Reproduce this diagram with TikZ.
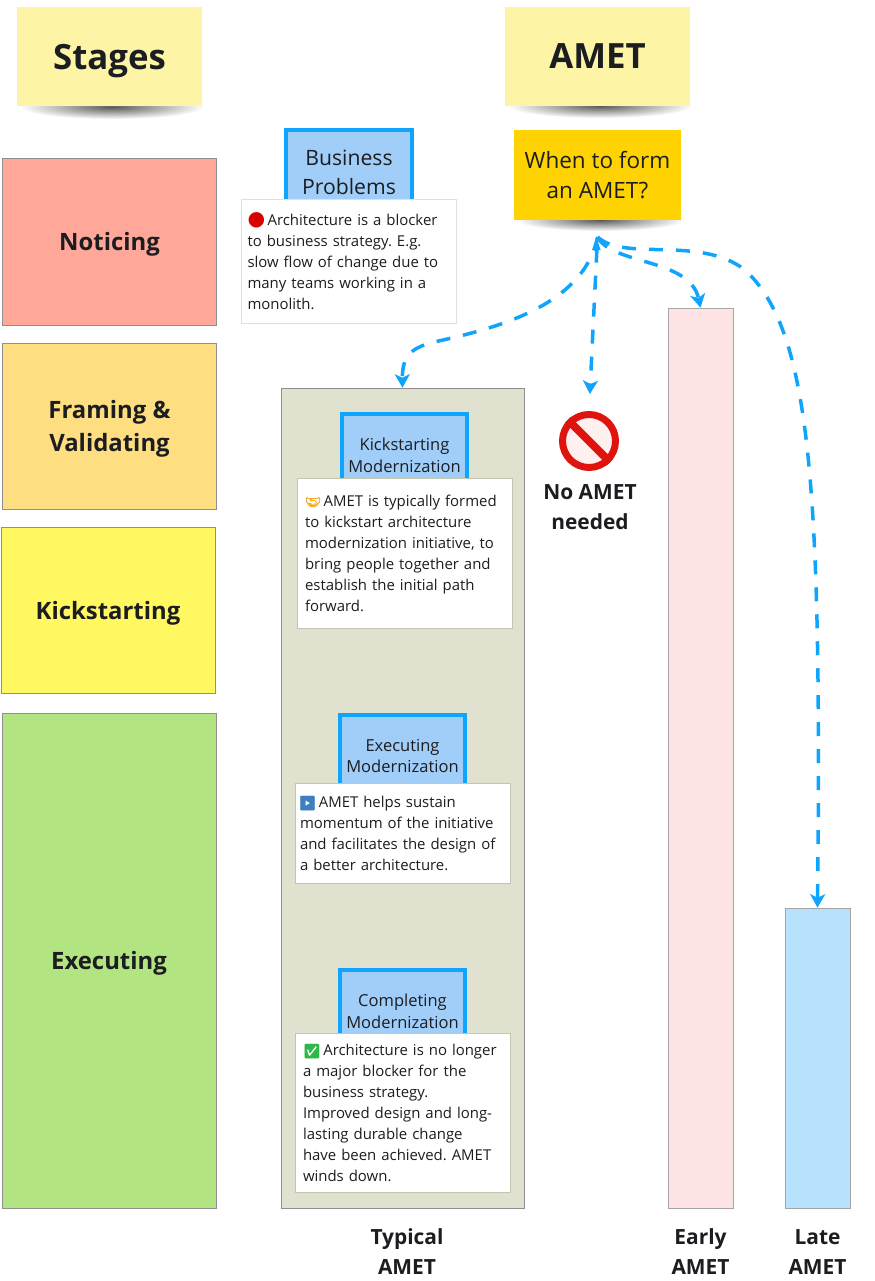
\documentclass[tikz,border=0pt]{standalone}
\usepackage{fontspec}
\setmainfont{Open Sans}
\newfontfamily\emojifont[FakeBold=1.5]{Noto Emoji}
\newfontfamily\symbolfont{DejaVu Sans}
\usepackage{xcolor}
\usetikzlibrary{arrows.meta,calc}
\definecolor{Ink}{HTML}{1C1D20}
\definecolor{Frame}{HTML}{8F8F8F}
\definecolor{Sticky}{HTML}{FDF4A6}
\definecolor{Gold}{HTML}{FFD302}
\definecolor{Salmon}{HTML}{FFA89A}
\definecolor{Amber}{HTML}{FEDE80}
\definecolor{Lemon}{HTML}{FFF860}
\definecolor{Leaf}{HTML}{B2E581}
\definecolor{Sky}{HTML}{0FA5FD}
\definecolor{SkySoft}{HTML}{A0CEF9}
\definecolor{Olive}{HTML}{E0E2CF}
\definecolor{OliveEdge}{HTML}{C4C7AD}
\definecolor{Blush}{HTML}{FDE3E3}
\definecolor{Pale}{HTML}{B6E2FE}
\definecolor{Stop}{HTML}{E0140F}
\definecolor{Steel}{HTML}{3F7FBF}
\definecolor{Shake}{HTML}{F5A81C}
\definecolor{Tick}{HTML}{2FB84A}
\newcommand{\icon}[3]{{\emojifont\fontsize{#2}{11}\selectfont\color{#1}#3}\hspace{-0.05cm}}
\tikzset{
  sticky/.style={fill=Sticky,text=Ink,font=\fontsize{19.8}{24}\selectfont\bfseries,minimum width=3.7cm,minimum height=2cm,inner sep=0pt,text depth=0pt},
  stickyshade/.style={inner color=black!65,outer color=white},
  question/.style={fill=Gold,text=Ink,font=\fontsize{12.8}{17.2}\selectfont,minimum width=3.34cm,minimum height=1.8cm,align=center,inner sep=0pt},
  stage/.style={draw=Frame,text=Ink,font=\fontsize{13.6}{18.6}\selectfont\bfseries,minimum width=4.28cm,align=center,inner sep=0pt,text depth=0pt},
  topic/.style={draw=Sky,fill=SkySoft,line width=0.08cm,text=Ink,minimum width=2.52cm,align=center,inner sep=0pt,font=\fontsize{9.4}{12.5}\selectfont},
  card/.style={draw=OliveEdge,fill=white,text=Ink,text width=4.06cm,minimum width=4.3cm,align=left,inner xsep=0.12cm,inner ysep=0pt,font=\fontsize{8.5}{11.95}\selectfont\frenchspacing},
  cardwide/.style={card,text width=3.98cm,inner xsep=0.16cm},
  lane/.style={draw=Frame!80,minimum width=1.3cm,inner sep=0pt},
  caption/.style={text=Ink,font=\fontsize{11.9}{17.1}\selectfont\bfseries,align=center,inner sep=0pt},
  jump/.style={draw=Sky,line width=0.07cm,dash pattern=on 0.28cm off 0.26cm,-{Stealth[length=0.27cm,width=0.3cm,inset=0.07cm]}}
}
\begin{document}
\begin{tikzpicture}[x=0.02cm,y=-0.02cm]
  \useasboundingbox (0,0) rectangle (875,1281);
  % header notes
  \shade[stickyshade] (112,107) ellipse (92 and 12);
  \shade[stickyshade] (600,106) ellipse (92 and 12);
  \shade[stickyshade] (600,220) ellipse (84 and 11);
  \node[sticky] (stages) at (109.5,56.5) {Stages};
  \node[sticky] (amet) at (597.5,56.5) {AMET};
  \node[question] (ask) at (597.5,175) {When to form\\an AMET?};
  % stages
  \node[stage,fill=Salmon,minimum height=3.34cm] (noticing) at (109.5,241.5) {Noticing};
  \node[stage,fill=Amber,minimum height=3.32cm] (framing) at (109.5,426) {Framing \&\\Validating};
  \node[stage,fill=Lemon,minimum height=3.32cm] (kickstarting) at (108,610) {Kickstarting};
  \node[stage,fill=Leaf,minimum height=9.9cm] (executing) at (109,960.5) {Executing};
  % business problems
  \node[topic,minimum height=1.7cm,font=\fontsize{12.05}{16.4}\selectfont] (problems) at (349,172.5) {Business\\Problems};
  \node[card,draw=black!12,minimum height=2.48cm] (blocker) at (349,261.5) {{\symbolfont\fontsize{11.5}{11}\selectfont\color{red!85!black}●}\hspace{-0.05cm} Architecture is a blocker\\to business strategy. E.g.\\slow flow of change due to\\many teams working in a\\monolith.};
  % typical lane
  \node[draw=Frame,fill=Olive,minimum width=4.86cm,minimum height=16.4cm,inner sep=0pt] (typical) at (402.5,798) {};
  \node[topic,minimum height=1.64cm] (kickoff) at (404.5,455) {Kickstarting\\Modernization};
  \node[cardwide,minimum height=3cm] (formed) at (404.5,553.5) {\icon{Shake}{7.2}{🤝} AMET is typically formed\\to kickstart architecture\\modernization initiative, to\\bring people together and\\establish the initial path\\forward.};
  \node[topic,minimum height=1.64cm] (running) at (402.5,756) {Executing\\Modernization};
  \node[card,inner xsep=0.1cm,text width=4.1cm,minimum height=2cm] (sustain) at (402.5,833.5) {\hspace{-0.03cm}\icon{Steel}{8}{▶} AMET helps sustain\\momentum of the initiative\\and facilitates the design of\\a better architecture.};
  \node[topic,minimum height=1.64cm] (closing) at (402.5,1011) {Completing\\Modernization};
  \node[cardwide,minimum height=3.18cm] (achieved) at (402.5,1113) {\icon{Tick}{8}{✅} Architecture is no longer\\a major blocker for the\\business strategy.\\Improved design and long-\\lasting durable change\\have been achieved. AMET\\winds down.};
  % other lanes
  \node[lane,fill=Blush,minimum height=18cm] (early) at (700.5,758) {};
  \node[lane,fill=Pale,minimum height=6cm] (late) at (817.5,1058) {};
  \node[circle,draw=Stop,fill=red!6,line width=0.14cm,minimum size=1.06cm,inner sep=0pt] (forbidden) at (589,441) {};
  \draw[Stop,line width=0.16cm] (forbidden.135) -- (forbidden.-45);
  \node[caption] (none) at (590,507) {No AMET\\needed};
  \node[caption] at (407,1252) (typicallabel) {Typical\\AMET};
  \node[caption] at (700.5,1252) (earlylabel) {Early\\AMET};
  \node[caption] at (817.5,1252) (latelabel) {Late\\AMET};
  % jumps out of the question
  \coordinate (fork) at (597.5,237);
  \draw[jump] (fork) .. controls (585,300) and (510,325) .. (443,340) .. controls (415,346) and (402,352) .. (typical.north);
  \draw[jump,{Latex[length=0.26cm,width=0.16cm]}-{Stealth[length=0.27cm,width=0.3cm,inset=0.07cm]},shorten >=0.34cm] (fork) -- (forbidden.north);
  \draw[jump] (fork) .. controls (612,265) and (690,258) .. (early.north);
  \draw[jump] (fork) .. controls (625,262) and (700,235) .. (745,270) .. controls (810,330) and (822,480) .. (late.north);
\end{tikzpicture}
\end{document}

==

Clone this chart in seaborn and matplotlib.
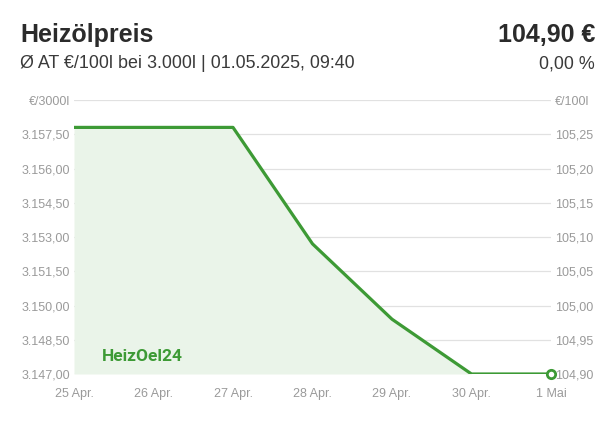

==

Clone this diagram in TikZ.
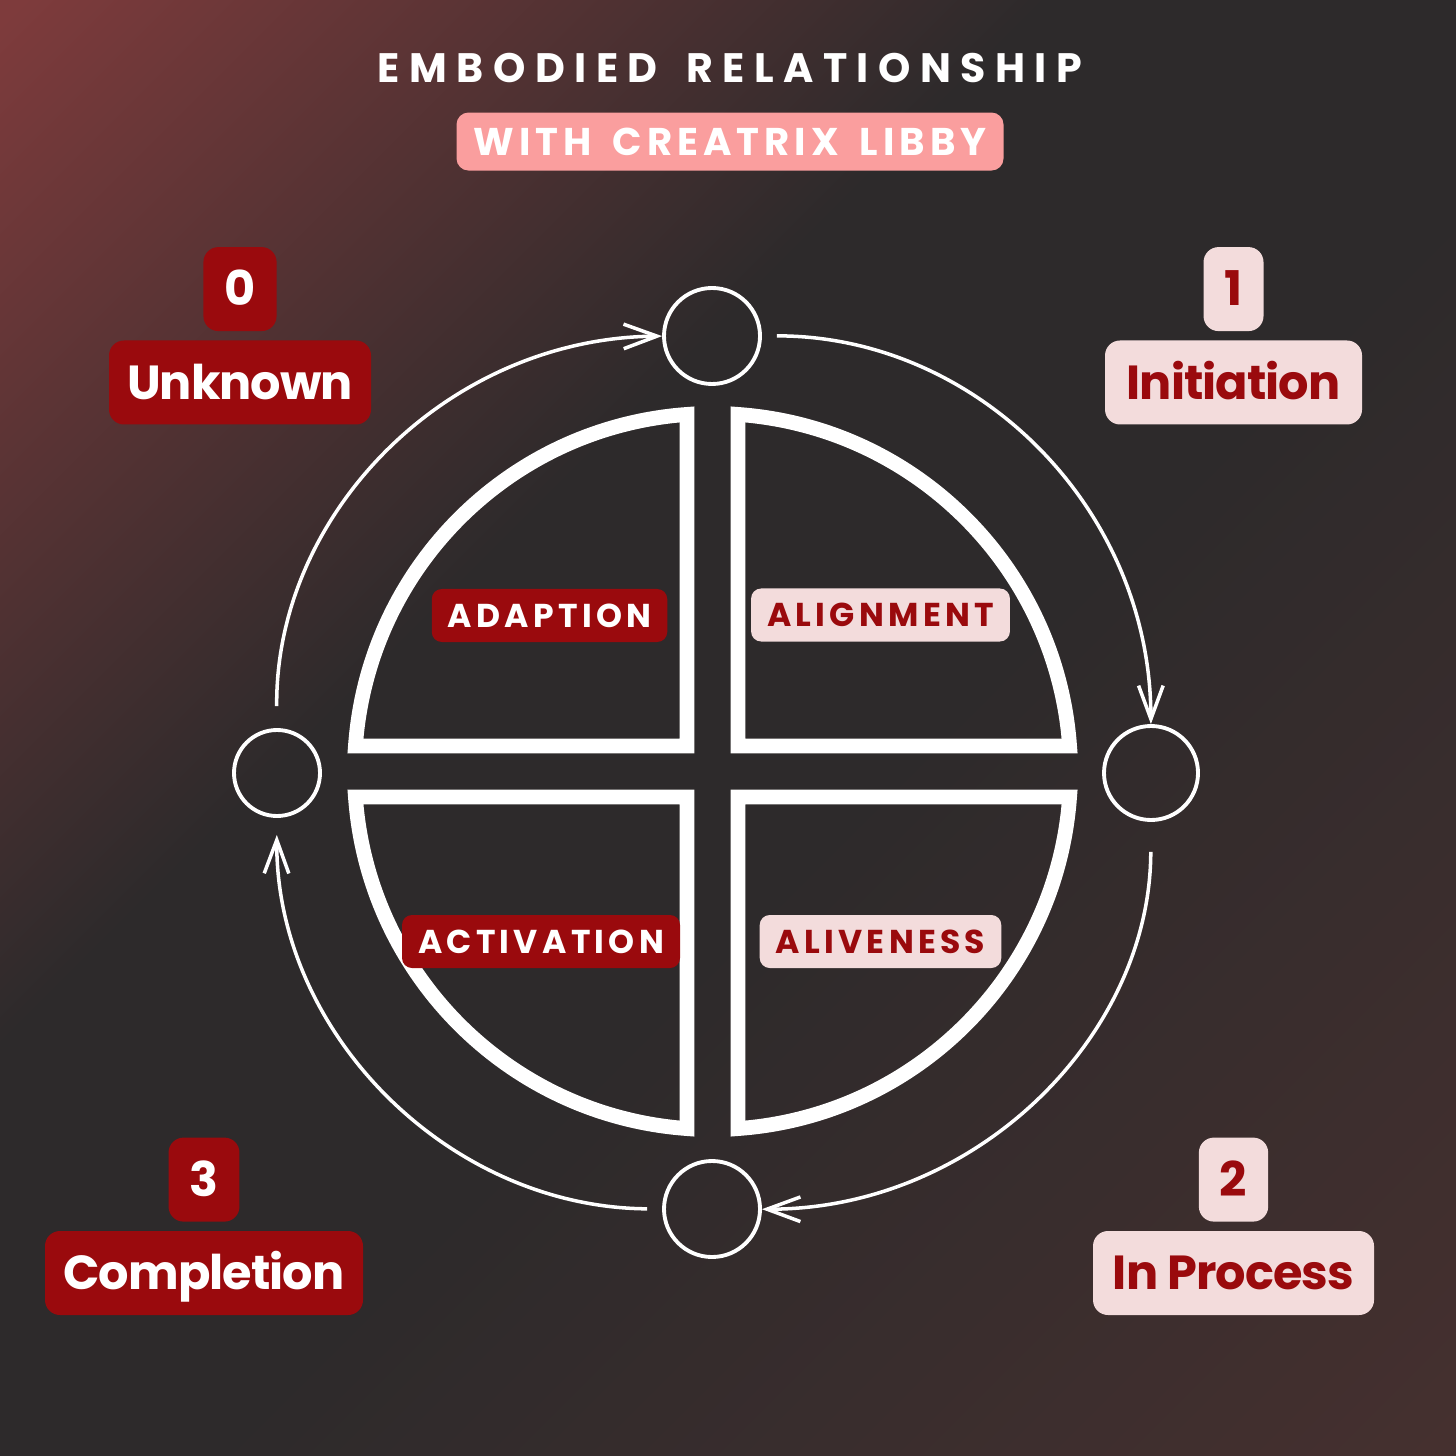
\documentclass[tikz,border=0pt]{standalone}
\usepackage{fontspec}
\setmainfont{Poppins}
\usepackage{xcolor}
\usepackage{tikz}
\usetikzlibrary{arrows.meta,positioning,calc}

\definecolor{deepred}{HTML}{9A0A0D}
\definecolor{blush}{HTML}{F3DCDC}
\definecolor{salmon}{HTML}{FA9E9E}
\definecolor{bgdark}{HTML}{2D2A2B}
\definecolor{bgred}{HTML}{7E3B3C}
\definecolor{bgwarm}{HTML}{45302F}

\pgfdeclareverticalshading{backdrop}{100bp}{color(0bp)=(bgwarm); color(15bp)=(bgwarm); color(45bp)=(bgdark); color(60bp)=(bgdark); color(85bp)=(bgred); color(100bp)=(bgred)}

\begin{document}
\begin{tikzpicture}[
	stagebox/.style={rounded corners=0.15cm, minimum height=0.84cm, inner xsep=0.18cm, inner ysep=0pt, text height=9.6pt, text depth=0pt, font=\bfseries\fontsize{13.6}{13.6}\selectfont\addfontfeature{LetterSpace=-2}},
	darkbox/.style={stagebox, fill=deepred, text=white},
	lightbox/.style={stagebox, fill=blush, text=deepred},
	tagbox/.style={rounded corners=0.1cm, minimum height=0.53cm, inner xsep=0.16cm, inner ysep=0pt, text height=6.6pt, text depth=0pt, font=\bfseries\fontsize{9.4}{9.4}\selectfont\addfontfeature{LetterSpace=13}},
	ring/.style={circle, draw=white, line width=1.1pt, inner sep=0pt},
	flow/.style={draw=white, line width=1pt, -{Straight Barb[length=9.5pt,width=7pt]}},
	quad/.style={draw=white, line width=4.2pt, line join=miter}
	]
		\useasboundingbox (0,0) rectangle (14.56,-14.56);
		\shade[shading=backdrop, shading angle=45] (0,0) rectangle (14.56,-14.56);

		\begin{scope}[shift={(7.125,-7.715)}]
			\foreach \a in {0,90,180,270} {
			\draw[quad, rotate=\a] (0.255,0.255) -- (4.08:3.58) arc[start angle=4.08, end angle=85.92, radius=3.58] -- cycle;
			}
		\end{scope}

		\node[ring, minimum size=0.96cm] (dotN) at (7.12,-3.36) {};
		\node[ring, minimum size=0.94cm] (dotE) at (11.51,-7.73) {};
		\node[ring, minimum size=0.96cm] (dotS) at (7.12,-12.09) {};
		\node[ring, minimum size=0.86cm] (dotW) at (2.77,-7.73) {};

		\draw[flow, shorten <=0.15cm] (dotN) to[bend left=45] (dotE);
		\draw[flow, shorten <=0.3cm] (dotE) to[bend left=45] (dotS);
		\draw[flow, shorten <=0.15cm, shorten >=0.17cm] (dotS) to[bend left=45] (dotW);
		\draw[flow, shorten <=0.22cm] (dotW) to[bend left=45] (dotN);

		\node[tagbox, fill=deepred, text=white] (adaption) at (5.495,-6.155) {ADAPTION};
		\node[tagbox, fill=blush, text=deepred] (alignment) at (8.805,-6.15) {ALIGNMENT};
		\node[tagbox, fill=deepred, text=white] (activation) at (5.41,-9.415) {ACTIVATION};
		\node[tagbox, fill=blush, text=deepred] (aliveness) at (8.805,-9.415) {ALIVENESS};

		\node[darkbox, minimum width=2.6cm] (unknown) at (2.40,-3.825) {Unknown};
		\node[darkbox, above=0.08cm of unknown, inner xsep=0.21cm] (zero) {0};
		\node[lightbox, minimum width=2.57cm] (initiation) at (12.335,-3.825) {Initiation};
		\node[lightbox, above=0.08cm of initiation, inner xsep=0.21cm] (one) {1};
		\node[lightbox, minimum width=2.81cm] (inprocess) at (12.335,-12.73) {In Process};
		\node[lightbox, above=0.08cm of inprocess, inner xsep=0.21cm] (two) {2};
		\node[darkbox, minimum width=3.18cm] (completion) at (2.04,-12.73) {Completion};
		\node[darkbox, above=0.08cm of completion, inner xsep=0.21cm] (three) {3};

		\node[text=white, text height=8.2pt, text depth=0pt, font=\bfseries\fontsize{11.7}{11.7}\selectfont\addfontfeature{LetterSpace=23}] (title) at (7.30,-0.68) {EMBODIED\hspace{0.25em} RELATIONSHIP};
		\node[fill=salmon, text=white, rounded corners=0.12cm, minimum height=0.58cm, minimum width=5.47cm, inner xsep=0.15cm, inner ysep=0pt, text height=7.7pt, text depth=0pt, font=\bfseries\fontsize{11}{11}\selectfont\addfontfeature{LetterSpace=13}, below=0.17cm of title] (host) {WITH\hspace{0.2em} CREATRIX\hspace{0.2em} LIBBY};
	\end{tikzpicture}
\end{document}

• WRITTEN TASK: Both the line with "Clone this diagram in TikZ." and the line with "color(45bp)=(bgdark); color(60bp)=(bgdark); color(85bp)=(bgred);" are included: reproduce them and every line between, exactly, with pictures omitted.

• OUTPUT:
Clone this diagram in TikZ.
\documentclass[tikz,border=0pt]{standalone}
\usepackage{fontspec}
\setmainfont{Poppins}
\usepackage{xcolor}
\usepackage{tikz}
\usetikzlibrary{arrows.meta,positioning,calc}

\definecolor{deepred}{HTML}{9A0A0D}
\definecolor{blush}{HTML}{F3DCDC}
\definecolor{salmon}{HTML}{FA9E9E}
\definecolor{bgdark}{HTML}{2D2A2B}
\definecolor{bgred}{HTML}{7E3B3C}
\definecolor{bgwarm}{HTML}{45302F}

\pgfdeclareverticalshading{backdrop}{100bp}{color(0bp)=(bgwarm); color(15bp)=(bgwarm); color(45bp)=(bgdark); color(60bp)=(bgdark); color(85bp)=(bgred); color(100bp)=(bgred)}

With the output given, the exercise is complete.